→ **Directions for this task**
Skip the pictures. Set down, word for word, the lines from the start of the material up to and including the line with "plt.rcParams['font.family'] = ['Liberation".

→ **Provided data**
-- BEGIN --

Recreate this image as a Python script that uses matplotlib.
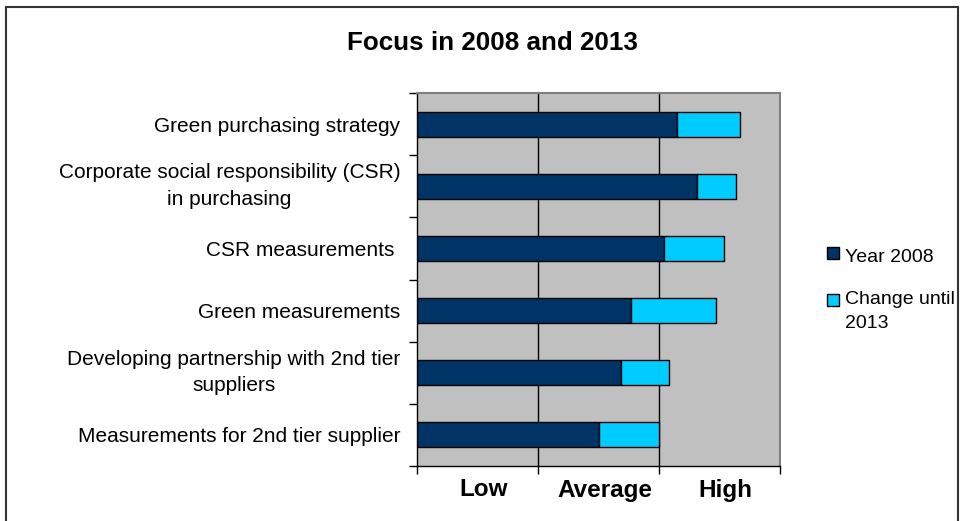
import matplotlib.pyplot as plt
from matplotlib.patches import Rectangle
from matplotlib.transforms import ScaledTranslation

plt.rcParams['font.family'] = ['Liberation Sans', 'DejaVu Sans']

categories = [
    "Green purchasing strategy",
    "Corporate social responsibility (CSR)\nin purchasing",
    "CSR measurements ",
    "Green measurements",
    "Developing partnership with 2nd tier\nsuppliers",
    "Measurements for 2nd tier supplier",
]
year_2008 = [2.15, 2.31, 2.04, 1.77, 1.69, 1.50]
change_2013 = [0.52, 0.33, 0.50, 0.70, 0.39, 0.50]
level_labels = ["Low", "Average", "High"]
series_names = ["Year 2008", "Change until\n2013"]

dark = "#003366"
light = "#00CCFF"

fig = plt.figure(figsize=(9.61, 5.21), dpi=100)
ax = fig.add_axes([417 / 961, 1 - 466 / 521, 363 / 961, 373 / 521])
ax.set_facecolor("#C0C0C0")

pos = list(range(len(categories)))
ax.barh(pos, year_2008, height=0.4, color=dark, edgecolor="black", linewidth=1, zorder=3)
ax.barh(pos, change_2013, left=year_2008, height=0.4, color=light, edgecolor="black",
        linewidth=1, zorder=3)

ax.set_xlim(0, 3)
ax.set_ylim(len(categories) - 0.5, -0.5)

# vertical grid at the level boundaries
for x in [1, 2]:
    ax.axvline(x, color="black", linewidth=1, zorder=1)

# labels sit between the ticks
ax.set_yticks(pos)
ax.set_yticklabels(categories, fontsize=15, multialignment="center", linespacing=1.5)
ax.set_yticks([p - 0.5 for p in pos] + [len(pos) - 0.5], minor=True)
ax.tick_params(axis="y", which="major", length=0, pad=12)
ax.tick_params(axis="y", which="minor", length=6, width=1, direction="out")
up = ScaledTranslation(0, 6 / 100, fig.dpi_scale_trans)
for lbl in ax.get_yticklabels():
    if "\n" in lbl.get_text():
        lbl.set_transform(lbl.get_transform() + up)

ax.set_xticks([0.5, 1.5, 2.5])
ax.set_xticklabels(level_labels, fontsize=17.5, fontweight="bold")
ax.set_xticks([0, 1, 2, 3], minor=True)
ax.tick_params(axis="x", which="major", length=0, pad=9)
ax.tick_params(axis="x", which="minor", length=6, width=1, direction="out")
shift = ScaledTranslation(6 / 100, 0, fig.dpi_scale_trans)
for lbl in ax.get_xticklabels():
    lbl.set_transform(lbl.get_transform() + shift)

for side in ["left", "bottom"]:
    ax.spines[side].set_color("black")
    ax.spines[side].set_linewidth(1)
for side in ["top", "right"]:
    ax.spines[side].set_color("#808080")
    ax.spines[side].set_linewidth(1.5)

fig.text(492 / 961, 1 - 43 / 521, "Focus in 2008 and 2013", ha="center", va="center",
         fontsize=18.7, fontweight="bold")

# legend: small squares with labels, first line of each label next to its square
for name, col, sq_y, txt_y in zip(series_names, [dark, light], [253, 300], [259, 301]):
    fig.patches.append(Rectangle((827 / 961, 1 - (sq_y + 6) / 521), 12 / 961, 12 / 521,
                                 transform=fig.transFigure, facecolor=col,
                                 edgecolor="black", linewidth=1))
    fig.text(845 / 961, 1 - (txt_y - 10) / 521, name, ha="left", va="top", fontsize=14,
             linespacing=1.55)

# outer chart frame
fig.patches.append(Rectangle((6 / 961, -0.1), 952 / 961, 1.1 - 7 / 521,
                             transform=fig.transFigure, fill=False,
                             edgecolor="#333333", linewidth=1.5))

fig.savefig("out.png", dpi=100)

-- END --

→ **Exercise answer**
Recreate this image as a Python script that uses matplotlib.
import matplotlib.pyplot as plt
from matplotlib.patches import Rectangle
from matplotlib.transforms import ScaledTranslation

plt.rcParams['font.family'] = ['Liberation Sans', 'DejaVu Sans']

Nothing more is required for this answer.